Un an jour pour jour après le soulèvement antigouvernemental de la place Taksim, la police a violemment réprimé les manifestants qui souhaitaient célébrer cet anniversaire. Qu'a apporté le "mouvement du parc Gezi" à la société turque ? Réponse en quatre points.  

La naissance d'un "Esprit Gezi"

Que peut on retenir de la génération Gezi ? Outre les escaliers arc-en-ciel dans divers endroits de la ville – voire du pays – la plus grande victoire est le sauvetage du parc de Gezi. Aucun centre commercial et autres projets ne viendront détruire cet endroit.

C'est là que les manifestations antigouvernementales de l’année passée ont commencées. Si au départ, l'objectif des manifestants était la sauvegarde du parc, la fronde s'est rapidement transformée en révolte contre les dérives autoritaires du gouvernement turc.
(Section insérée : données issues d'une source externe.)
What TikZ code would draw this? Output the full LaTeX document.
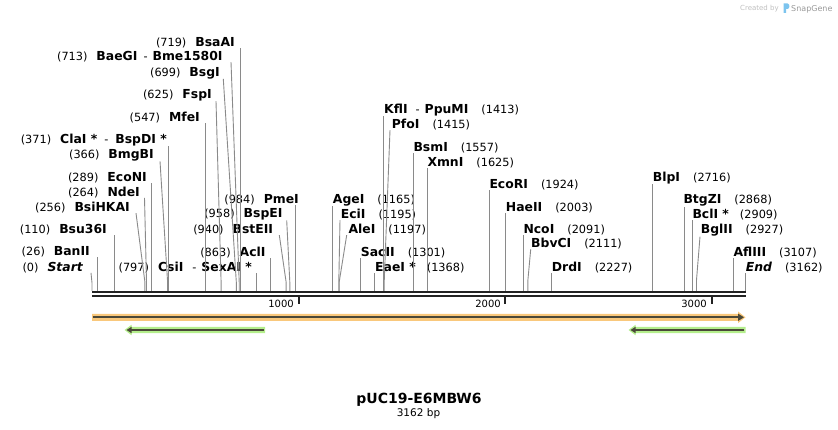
\documentclass[tikz,border=0pt]{standalone}
\usepackage{fontspec}
\setmainfont{DejaVu Sans}
\usetikzlibrary{arrows.meta}
\definecolor{cutgray}{HTML}{8A8A8A}
\definecolor{seqblack}{HTML}{222222}
\definecolor{featorange}{HTML}{F9C87C}
\definecolor{featgreen}{HTML}{B4EE8C}
\definecolor{featcore}{HTML}{4A4838}
\definecolor{snapblue}{HTML}{7CC4EE}
\newcommand{\ename}[1]{{\fontsize{12.4}{14}\selectfont\bfseries #1}}

\begin{document}
\begin{tikzpicture}[x=1pt, y=-1pt,
  site/.style={inner sep=0pt, font=\fontsize{11.3}{13}\selectfont},
  leftsite/.style={site, anchor=base east},
  rightsite/.style={site, anchor=base west},
  cutline/.style={draw=cutgray, line width=0.9pt},
  ruler/.style={inner sep=0pt, anchor=base east, font=\fontsize{10}{12}\selectfont}]
\useasboundingbox (0,0) rectangle (838,430);

% watermark
\path (740,10.3) node[anchor=base west, inner sep=0pt, text=black!25, font=\fontsize{7}{8}\selectfont] (createdby) {Created by};
\fill[snapblue] (783.5,3.5) -- (787.5,3.5) .. controls (790,3.5) and (790,9) .. (787.5,9) -- (786,9) -- (786,13) -- (783.5,13) -- cycle;
\path (791,11.2) node[anchor=base west, inner sep=0pt, text=black!40, font=\fontsize{8}{9}\selectfont] (snapgene) {SnapGene};

% sequence
\draw[seqblack, line width=2.3pt] (92,292.2) -- (745.5,292.2);
\draw[seqblack, line width=2.3pt] (92,296.3) -- (745.5,296.3);
\draw[seqblack, line width=2pt] (298.5,297.5) -- (298.5,304.5);
\draw[seqblack, line width=2pt] (505.2,297.5) -- (505.2,304.5);
\draw[seqblack, line width=2pt] (711.7,297.5) -- (711.7,304.5);
\path (294,307.3) node[ruler] (tick1000) {1000};
\path (501,307.3) node[ruler] (tick2000) {2000};
\path (707,307.3) node[ruler] (tick3000) {3000};

% cut sites
\coordinate (Startcut) at (92,291);
\coordinate (BanIIcut) at (97.4,291);
\coordinate (Bsu36Icut) at (114.7,291);
\coordinate (BsiHKAIcut) at (144.9,291);
\coordinate (NdeIcut) at (146.5,291);
\coordinate (EcoNIcut) at (151.7,291);
\coordinate (BmgBIcut) at (167.6,291);
\coordinate (ClaIcut) at (168.6,291);
\coordinate (MfeIcut) at (205,291);
\coordinate (FspIcut) at (221.1,291);
\coordinate (BsgIcut) at (236.3,291);
\coordinate (BaeGIcut) at (239.2,291);
\coordinate (BsaAIcut) at (240.5,291);
\coordinate (CsiIcut) at (256.6,291);
\coordinate (AclIcut) at (270.2,291);
\coordinate (BstEIIcut) at (286.1,291);
\coordinate (BspEIcut) at (289.8,291);
\coordinate (PmeIcut) at (295.2,291);
\coordinate (AgeIcut) at (332.6,291);
\coordinate (EciIcut) at (338.8,291);
\coordinate (AleIcut) at (339.2,291);
\coordinate (SacIIcut) at (360.7,291);
\coordinate (EaeIcut) at (374.5,291);
\coordinate (KflIcut) at (383.8,291);
\coordinate (PfoIcut) at (384.2,291);
\coordinate (BsmIcut) at (413.5,291);
\coordinate (XmnIcut) at (427.6,291);
\coordinate (EcoRIcut) at (489.3,291);
\coordinate (HaeIIcut) at (505.6,291);
\coordinate (NcoIcut) at (523.8,291);
\coordinate (BbvCIcut) at (527.9,291);
\coordinate (DrdIcut) at (551.9,291);
\coordinate (BlpIcut) at (652.9,291);
\coordinate (BtgZIcut) at (684.3,291);
\coordinate (BclIcut) at (692.7,291);
\coordinate (BglIIcut) at (696.5,291);
\coordinate (AflIIIcut) at (733.6,291);
\coordinate (Endcut) at (745,291);

% labels left of the line
\path (83,271.1) node[leftsite] (Start) {(0)\hspace{9pt}\ename{\itshape Start}};
\path (90,255.4) node[leftsite] (BanII) {(26)\hspace{9pt}\ename{BanII}};
\path (107,233.4) node[leftsite] (Bsu36I) {(110)\hspace{9pt}\ename{Bsu36I}};
\path (130,211.4) node[leftsite] (BsiHKAI) {(256)\hspace{9pt}\ename{BsiHKAI}};
\path (140,196.1) node[leftsite] (NdeI) {(264)\hspace{9pt}\ename{NdeI}};
\path (147,181.1) node[leftsite] (EcoNI) {(289)\hspace{9pt}\ename{EcoNI}};
\path (154,158.4) node[leftsite] (BmgBI) {(366)\hspace{9pt}\ename{BmgBI}};
\path (167,143.4) node[leftsite] (ClaI) {(371)\hspace{9pt}\ename{ClaI *}\hspace{7pt}-\hspace{7pt}\ename{BspDI *}};
\path (200,121.7) node[leftsite] (MfeI) {(547)\hspace{9pt}\ename{MfeI}};
\path (212,98.4) node[leftsite] (FspI) {(625)\hspace{9pt}\ename{FspI}};
\path (220,76.1) node[leftsite] (BsgI) {(699)\hspace{9pt}\ename{BsgI}};
\path (222.7,60.4) node[leftsite] (BaeGI) {(713)\hspace{9pt}\ename{BaeGI}\hspace{6pt}-\hspace{5pt}\ename{Bme1580I}};
\path (235,46.7) node[leftsite] (BsaAI) {(719)\hspace{9pt}\ename{BsaAI}};
\path (252,271.1) node[leftsite] (CsiI) {(797)\hspace{9pt}\ename{CsiI}\hspace{9pt}-\hspace{5pt}\ename{SexAI *}};
\path (265.7,256.1) node[leftsite] (AclI) {(863)\hspace{9pt}\ename{AclI}};
\path (273.3,233.4) node[leftsite] (BstEII) {(940)\hspace{9pt}\ename{BstEII}};
\path (282.7,217.7) node[leftsite] (BspEI) {(958)\hspace{9pt}\ename{BspEI}};
\path (299,203.4) node[leftsite] (PmeI) {(984)\hspace{9pt}\ename{PmeI}};

% labels right of the line
\path (332.7,203.4) node[rightsite] (AgeI) {\ename{AgeI}\hspace{13pt}(1165)};
\path (340.7,218.4) node[rightsite] (EciI) {\ename{EciI}\hspace{13pt}(1195)};
\path (348.3,233.4) node[rightsite] (AleI) {\ename{AleI}\hspace{13pt}(1197)};
\path (360.7,256.4) node[rightsite] (SacII) {\ename{SacII}\hspace{13pt}(1301)};
\path (375,271.1) node[rightsite] (EaeI) {\ename{EaeI *}\hspace{11pt}(1368)};
\path (384,113.4) node[rightsite] (KflI) {\ename{KflI}\hspace{8pt}-\hspace{5pt}\ename{PpuMI}\hspace{13pt}(1413)};
\path (391.7,128.4) node[rightsite] (PfoI) {\ename{PfoI}\hspace{13pt}(1415)};
\path (413.3,151.1) node[rightsite] (BsmI) {\ename{BsmI}\hspace{13pt}(1557)};
\path (427.3,166.1) node[rightsite] (XmnI) {\ename{XmnI}\hspace{13pt}(1625)};
\path (489.3,188.4) node[rightsite] (EcoRI) {\ename{EcoRI}\hspace{13pt}(1924)};
\path (505.7,211.1) node[rightsite] (HaeII) {\ename{HaeII}\hspace{13pt}(2003)};
\path (523.3,233.7) node[rightsite] (NcoI) {\ename{NcoI}\hspace{13pt}(2091)};
\path (531,247.7) node[rightsite] (BbvCI) {\ename{BbvCI}\hspace{13pt}(2111)};
\path (551.7,271.7) node[rightsite] (DrdI) {\ename{DrdI}\hspace{13pt}(2227)};
\path (652.7,181.1) node[rightsite] (BlpI) {\ename{BlpI}\hspace{13pt}(2716)};
\path (683.3,203.7) node[rightsite] (BtgZI) {\ename{BtgZI}\hspace{13pt}(2868)};
\path (692.3,218.4) node[rightsite] (BclI) {\ename{BclI *}\hspace{11pt}(2909)};
\path (700.7,233.7) node[rightsite] (BglII) {\ename{BglII}\hspace{13pt}(2927)};
\path (733.3,256.1) node[rightsite] (AflIII) {\ename{AflIII}\hspace{13pt}(3107)};
\path (745.7,271.1) node[rightsite] (End) {\ename{\itshape End}\hspace{13pt}(3162)};

% lines from the sites to the labels
\draw[cutline] (Startcut) -- ++(0,-8) -- ([xshift=8pt]Start.south east);
\draw[cutline] (BanIIcut) -- (BanIIcut |- BanII.south);
\draw[cutline] (Bsu36Icut) -- (Bsu36Icut |- Bsu36I.south);
\draw[cutline] (BsiHKAIcut) -- ++(0,-9) -- ([xshift=6pt]BsiHKAI.south east);
\draw[cutline] (NdeIcut) -- ++(0,-9) -- ([xshift=4.5pt]NdeI.south east);
\draw[cutline] (EcoNIcut) -- (EcoNIcut |- EcoNI.south);
\draw[cutline] (BmgBIcut) -- ++(0,-9) -- ([xshift=6pt]BmgBI.south east);
\draw[cutline] (ClaIcut) -- (ClaIcut |- ClaI.south);
\draw[cutline] (MfeIcut) -- (MfeIcut |- MfeI.south);
\draw[cutline] (FspIcut) -- ++(0,-9) -- ([xshift=4pt]FspI.south east);
\draw[cutline] (BsgIcut) -- ++(0,-9) -- ([xshift=3.3pt]BsgI.south east);
\draw[cutline] (BaeGIcut) -- ++(0,-9) -- ([xshift=8.3pt]BaeGI.south east);
\draw[cutline] (BsaAIcut) -- (BsaAIcut |- BsaAI.south);
\draw[cutline] (CsiIcut) -- (CsiIcut |- CsiI.south);
\draw[cutline] (AclIcut) -- (AclIcut |- AclI.south);
\draw[cutline] (BstEIIcut) -- ++(0,-9) -- ([xshift=6pt]BstEII.south east);
\draw[cutline] (BspEIcut) -- ++(0,-9) -- ([xshift=4pt]BspEI.south east);
\draw[cutline] (PmeIcut) -- (PmeIcut |- PmeI.south);
\draw[cutline] (AgeIcut) -- (AgeIcut |- AgeI.south);
\draw[cutline] (EciIcut) -- ++(0,-9) -- ([xshift=-0.7pt]EciI.south west);
\draw[cutline] (AleIcut) -- ++(0,-9) -- ([xshift=-1.6pt]AleI.south west);
\draw[cutline] (SacIIcut) -- (SacIIcut |- SacII.south);
\draw[cutline] (EaeIcut) -- (EaeIcut |- EaeI.south);
\draw[cutline] (KflIcut) -- (KflIcut |- KflI.south);
\draw[cutline] (PfoIcut) -- ++(0,-9) -- ([xshift=-1.7pt]PfoI.south west);
\draw[cutline] (BsmIcut) -- (BsmIcut |- BsmI.south);
\draw[cutline] (XmnIcut) -- (XmnIcut |- XmnI.south);
\draw[cutline] (EcoRIcut) -- (EcoRIcut |- EcoRI.south);
\draw[cutline] (HaeIIcut) -- (HaeIIcut |- HaeII.south);
\draw[cutline] (NcoIcut) -- (NcoIcut |- NcoI.south);
\draw[cutline] (BbvCIcut) -- ++(0,-11) -- ([xshift=-0.3pt]BbvCI.south west);
\draw[cutline] (DrdIcut) -- (DrdIcut |- DrdI.south);
\draw[cutline] (BlpIcut) -- (BlpIcut |- BlpI.south);
\draw[cutline] (BtgZIcut) -- (BtgZIcut |- BtgZI.south);
\draw[cutline] (BclIcut) -- (BclIcut |- BclI.south);
\draw[cutline] (BglIIcut) -- ++(0,-11) -- ([xshift=-0.7pt]BglII.south west);
\draw[cutline] (AflIIIcut) -- (AflIIIcut |- AflIII.south);
\draw[cutline] (Endcut) -- (Endcut |- End.south);

% features
\fill[featorange] (92,313.8) -- (738,313.8) -- (738,311.5) -- (745.5,317.3) -- (738,323.1) -- (738,320.8) -- (92,320.8) -- cycle;
\draw[featcore, line width=1.8pt, -{Triangle[length=6pt,width=7pt]}] (92.5,317.3) -- (744,317.3);
\fill[featgreen] (265,326.9) -- (131.5,326.9) -- (131.5,324.8) -- (124.5,330) -- (131.5,335.2) -- (131.5,333.1) -- (265,333.1) -- cycle;
\draw[featcore, line width=1.6pt, -{Triangle[length=5pt,width=6pt]}] (263.5,330) -- (126.5,330);
\fill[featgreen] (745.5,326.9) -- (635.5,326.9) -- (635.5,324.8) -- (628.5,330) -- (635.5,335.2) -- (635.5,333.1) -- (745.5,333.1) -- cycle;
\draw[featcore, line width=1.6pt, -{Triangle[length=5pt,width=6pt]}] (744,330) -- (630.5,330);

% title
\path (419,399.5) node[font=\fontsize{14}{16}\selectfont\bfseries] (title) {pUC19-E6MBW6};
\path (418.5,413.5) node[font=\fontsize{10.5}{12}\selectfont] (length) {3162 bp};
\end{tikzpicture}
\end{document}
Un "Esprit Gezi" a vu le jour, permettant à la société civile de faire entendre plus largement sa voix. Les collectifs se sont multipliés, les squats transformés par des groupes d’opposants afin d'en faire des lieux de rencontres et d'expressions artistiques…

Aujourd'hui encore, des forums démocratiques se tiennent avec pour but de former les volontaires à la démocratie participative.
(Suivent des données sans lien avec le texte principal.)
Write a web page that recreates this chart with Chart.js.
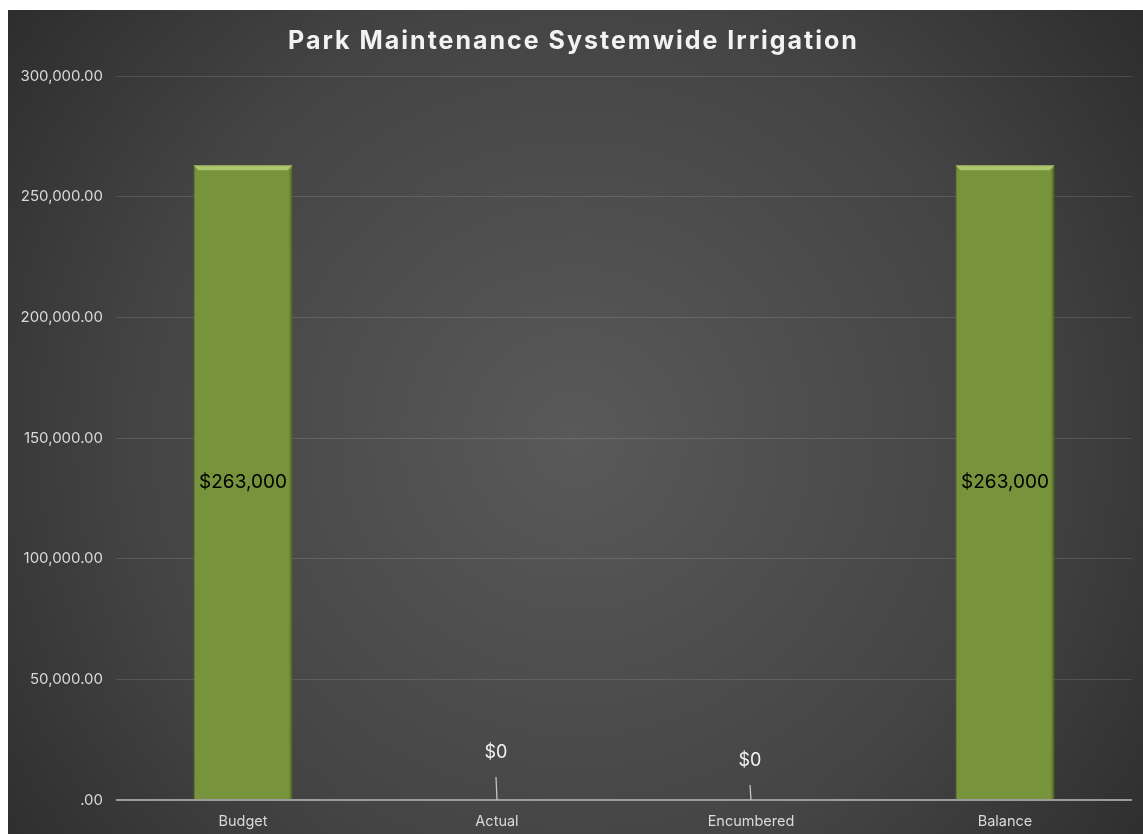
<!DOCTYPE html>
<html>
<head>
<meta charset="utf-8">
<script src="https://cdn.jsdelivr.net/npm/chart.js@4"></script>
<style>
	html, body { margin: 0; padding: 0; background: #fff; }
	#wrap { position: absolute; left: 8px; top: 10px; width: 1135px; height: 824px; }
</style>
</head>
<body>
<div id="wrap"><canvas id="chart"></canvas></div>
<script>
'use strict';

var chartTitle = 'Park Maintenance Systemwide Irrigation';
var categories = ['Budget', 'Actual', 'Encumbered', 'Balance'];
var amounts = [263000, 0, 0, 263000];
var yTicks = [0, 50000, 100000, 150000, 200000, 250000, 300000];

(function (window) {

	var money = new Intl.NumberFormat('en-US', {style: 'currency', currency: 'USD', maximumFractionDigits: 0});
	var twoDec = new Intl.NumberFormat('en-US', {minimumFractionDigits: 2, maximumFractionDigits: 2});
	var fontFamily = 'Inter, "Noto Sans", sans-serif';

	// dark radial backdrop + spaced-out title
	var backdrop = {
		id: 'backdrop',
		beforeDraw: function (chart) {
			var ctx = chart.ctx;
			var w = chart.width, h = chart.height;
			var g = ctx.createRadialGradient(w * 0.5, h * 0.52, 0, w * 0.5, h * 0.52, w * 0.7);
			g.addColorStop(0, '#595959');
			g.addColorStop(0.55, '#444444');
			g.addColorStop(1, '#262626');
			ctx.save();
			ctx.fillStyle = g;
			ctx.fillRect(0, 0, w, h);
			ctx.fillStyle = '#f2f2f2';
			ctx.font = 'bold 25px ' + fontFamily;
			if ('letterSpacing' in ctx) ctx.letterSpacing = '2px';
			ctx.textAlign = 'center';
			ctx.textBaseline = 'middle';
			ctx.fillText(chartTitle, w / 2 - 2, 31);
			ctx.restore();
		}
	};

	// bevel highlight on top of the bars and value labels
	var barExtras = {
		id: 'barExtras',
		afterDatasetsDraw: function (chart) {
			var ctx = chart.ctx;
			var meta = chart.getDatasetMeta(0);
			var zeroY = chart.scales.y.getPixelForValue(0);
			ctx.save();
			meta.data.forEach(function (bar, i) {
				var v = amounts[i];
				var half = bar.width / 2;
				var left = bar.x - half, right = bar.x + half;
				if (v > 0) {
					ctx.fillStyle = 'rgba(195, 222, 130, 0.7)';
					ctx.beginPath();
					ctx.moveTo(left, bar.y);
					ctx.lineTo(right, bar.y);
					ctx.lineTo(right - 5, bar.y + 5);
					ctx.lineTo(left + 5, bar.y + 5);
					ctx.closePath();
					ctx.fill();
					ctx.fillStyle = 'rgba(60, 80, 20, 0.35)';
					ctx.fillRect(right - 3, bar.y + 4, 3, bar.base - bar.y - 4);
					ctx.fillStyle = '#000000';
					ctx.font = '19px ' + fontFamily;
					ctx.textAlign = 'center';
					ctx.textBaseline = 'middle';
					ctx.fillText(money.format(v), bar.x, (bar.y + bar.base) / 2);
				} else {
					var lift = i === 1 ? 47 : 39;
					ctx.strokeStyle = '#c4c4c4';
					ctx.lineWidth = 1.3;
					ctx.beginPath();
					ctx.moveTo(bar.x, zeroY);
					ctx.lineTo(bar.x - 1, zeroY - lift + 24);
					ctx.stroke();
					ctx.fillStyle = '#f2f2f2';
					ctx.font = '18px ' + fontFamily;
					ctx.textAlign = 'center';
					ctx.textBaseline = 'middle';
					ctx.fillText(money.format(v), bar.x - 1, zeroY - lift);
				}
			});
			ctx.restore();
		}
	};

	var data = {
		labels: categories,
		datasets: [
			{
				label: 'Amount',
				data: amounts,
				backgroundColor: '#77933c',
				borderColor: '#5b7428',
				borderWidth: 1,
				barPercentage: 0.78,
				categoryPercentage: 0.5
			}
		]
	};

	var config = {
		type: 'bar',
		data: data,
		options: {
			responsive: true,
			maintainAspectRatio: false,
			animation: false,
			layout: {padding: {left: 0, right: 11, top: 66, bottom: 0}},
			plugins: {
				legend: {display: false},
				tooltip: {enabled: false},
				title: {display: false}
			},
			scales: {
				x: {
					grid: {display: false, drawTicks: false},
					border: {display: false},
					ticks: {
						color: '#d9d9d9',
						font: {family: fontFamily, size: 14.5},
						padding: 13
					},
					afterFit: function (scale) { scale.height = 34; }
				},
				y: {
					min: 0,
					max: 300000,
					afterBuildTicks: function (scale) {
						scale.ticks = yTicks.map(function (v) { return {value: v}; });
					},
					grid: {
						drawTicks: false,
						color: function (c) { return c.tick && c.tick.value === 0 ? '#9c9c9c' : 'rgba(255,255,255,0.12)'; },
						lineWidth: function (c) { return c.tick && c.tick.value === 0 ? 2 : 1; }
					},
					border: {display: false},
					ticks: {
						color: '#d9d9d9',
						font: {family: fontFamily, size: 15},
						padding: 13,
						callback: function (v) { return v === 0 ? '.00' : twoDec.format(v); }
					},
					afterFit: function (scale) { scale.width = 108; }
				}
			}
		},
		plugins: [backdrop, barExtras]
	};

	var irrigationChart = new Chart(document.getElementById('chart'), config);
})(window);
</script>
</body>
</html>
Mais à l'ère d'Internet, le mécontentement ne s'exprime plus uniquement dans les rues. La mobilisation s'organise également sur les réseaux sociaux. Les journalisme citoyen se développe. La peur de dire ouvertement son opposition au gouvernement disparait peu à peu.

Le mouvement ne compte d'ailleurs plus ses "martyrs". Parmi eux, l'architecte Mücella Yapici, figure de Gezi et à la tête du collectif Taksim. Inquiétée par la justice, la militante devra comparaître le 12 juin prochain avec 25 autres meneurs de la contestation. Elle risque trente ans de prison pour "création d'une organisation illégale".

L'accroissement de la violence d'Etat

L’essoufflement de la mobilisation dans les rues d'Istanbul lors de l’après Gezi n'a pas empêché l'éclatement de manifestations dans d'autres villes turques. Des rassemblements ponctuels ont encore lieux près de Taksim. Chaque protestation est réprimée par les forces de l'ordre.

Ce week-end, lors de la célébration du premier anniversaire de Gezi, 25 000 policiers et une cinquantaine de camions blindés étaient mobilisés pour maîtriser… un peu plus de milles personnes (ils étaient 20 000 l'an dernier). 150  manifestants ont été interpellées. Le Premier ministre turc, Recep Tayyip Erdoğan, avait prévenu quelques heures plus tôt que les forces de l’ordre feraient "tout ce qui est nécessaire, de A jusqu’ à Z" pour empêcher le rassemblement.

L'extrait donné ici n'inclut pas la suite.